Knowing he needed to truly understand koji if he wanted it to make an impact in his dishes, Cournoyer enlisted help from a friend with scientific expertise before he made even a single miso. He knew that koji is not just a trend but an actual living organism and it takes dedication to decipher its best uses.

"We had a lot of failures early on," concedes Kang, but through a process of trial and error fortified by research, he and his team now have a base of recipes that consistently deliver unique flavours to diners.
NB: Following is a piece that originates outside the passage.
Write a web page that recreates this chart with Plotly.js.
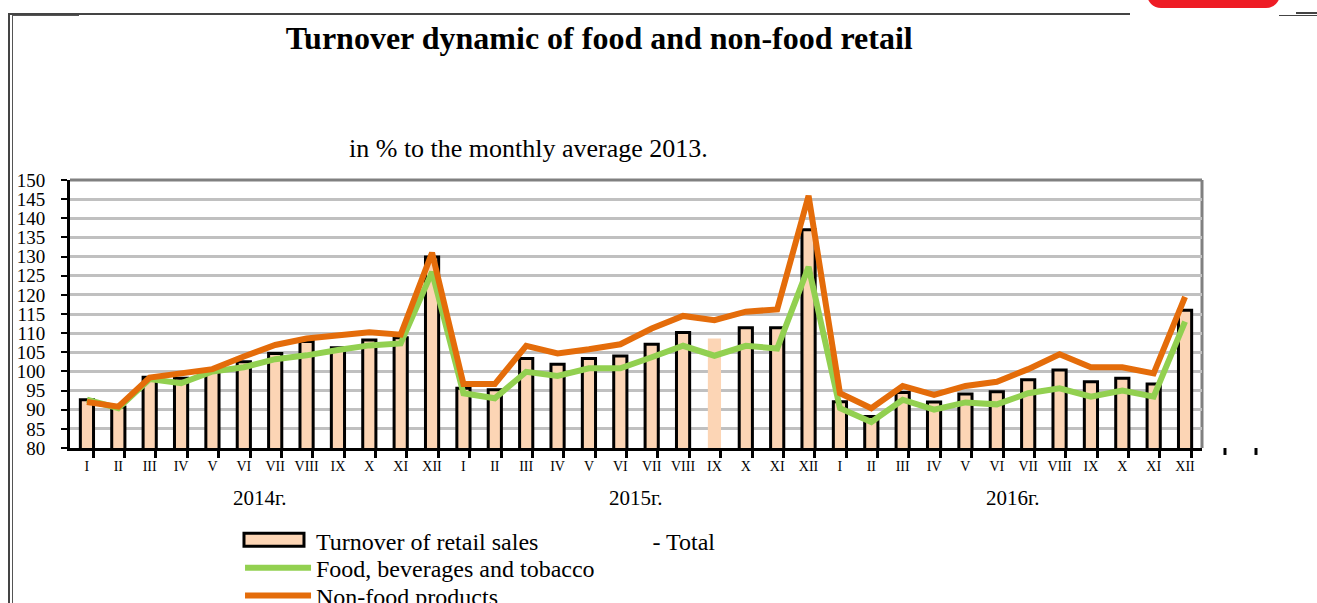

Mousseau-Rivard has plans to add a dedicated fermentation lab to the new location of Le Mousso that's slated to open early next year. "These Japanese techniques are really practical and ancient proven techniques," he says. "There's a scientific process – you have to have the right temperature, the right humidity, the right combination of ingredients."

By applying rigorous scientific methods to his koji cultures, Mousseau-Rivard hopes to develop the expertise and knowledge Japanese chefs such as Hashimoto and Kashiwabara say is so important, while also creating new recipes that draw on Japanese technique but speak to his personal experience living and working in Montreal.

"For us, it's only natural to take influence from every country that has imparted a bit of knowledge into ours," Mousseau-Rivard explains. And through that prism, what's more natural than using a little Japanese mould to help transform local ingredients?